Aucklanders also wish to retain the best of Auckland’s character and heritage. This needs to be balanced with the need for more housing,” the mayor says.
“In our submission on the government’s bill, we will be addressing our concerns in these areas.
“With respect to intensification, in Auckland it is happening now and faster than ever before. Building consents issued, around 20,000 in the last year, are the highest in the city’s history. In August this year, 70 per cent of dwelling consents issued were for multi-unit dwellings, such as apartments and terrace housing.
“Since the passing of Auckland’s Unitary Plan in 2016, Auckland has addressed most of the criticisms the government is making of restrictive district plans. What is currently holding us back is not planning controls but access to funding to build the infrastructure required to enable the current huge growth in housing,” Phil Goff says.

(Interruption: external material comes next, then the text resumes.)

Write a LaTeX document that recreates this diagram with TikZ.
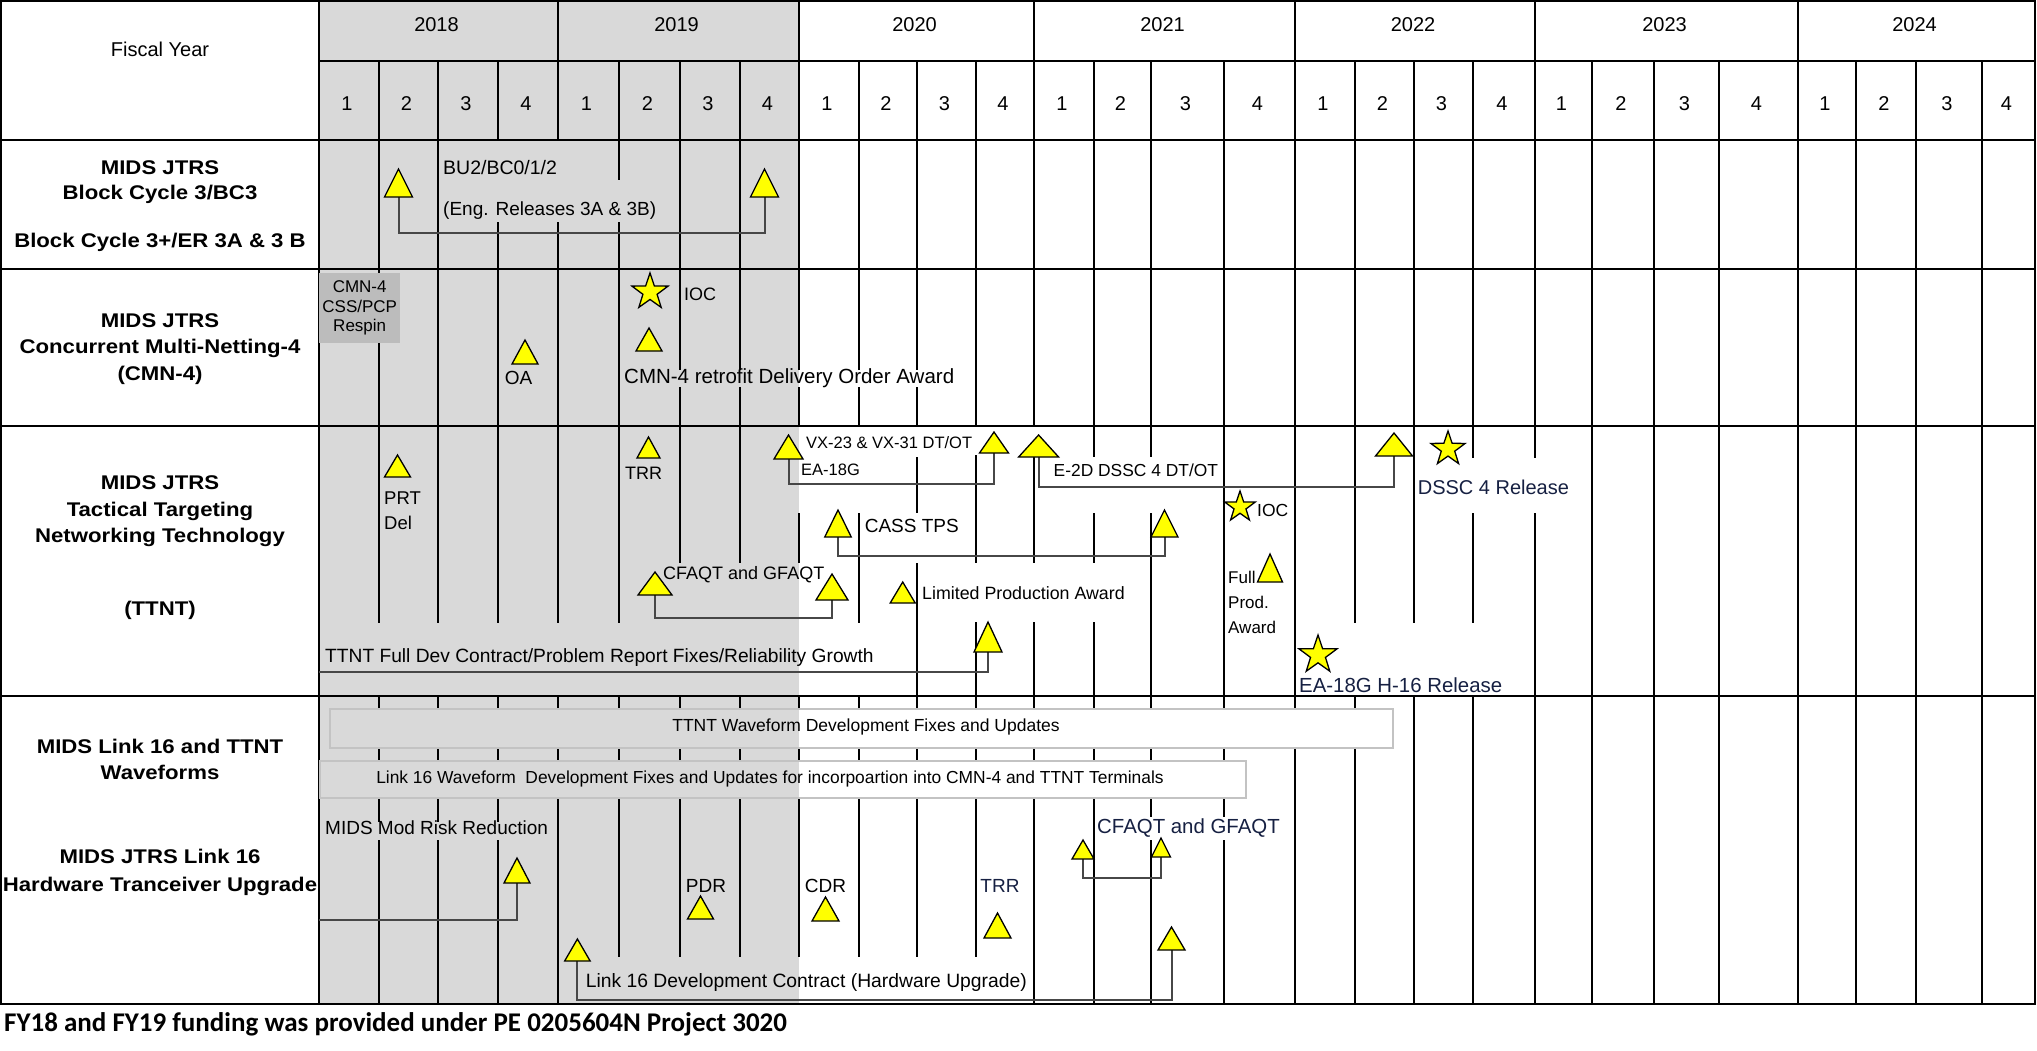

“We welcome the significant efforts made by this government, including investing $3.8 billion through its Housing Acceleration Fund across New Zealand and co-funding transport infrastructure through the $31.8 billion in the Auckland Transport Alignment Project over the coming decade.
“Even with this assistance, however, there is a major shortfall in infrastructure investment, compounded by shortages of material and skilled labour, high construction industry inflation, and international supply chain constraints.
“These are the critical issues which government, councils and the industry need to address,” the mayor said.
Chair of the Planning Committee, Councillor Chris Darby, says that unlike some other councils around New Zealand, planning constraints are not a significant barrier to house building in Auckland.
“For Auckland, the changes announced today will make only a small dent in the provision of housing consents,” he says.
“The real impediment to building is insufficient investment in supporting infrastructure, ongoing supply chain challenges, and a shortage of skilled workers.
“It is also concerning that while the announced changes focus heavily on quantity, they do not adequately address the need to guarantee the quality of built outcomes. Aucklanders are generally accepting of the need for density but are increasingly concerned about the potential for poor design outcomes.
“The council will be providing feedback to the government over the next three weeks and advocating strongly for improvements to its proposal.”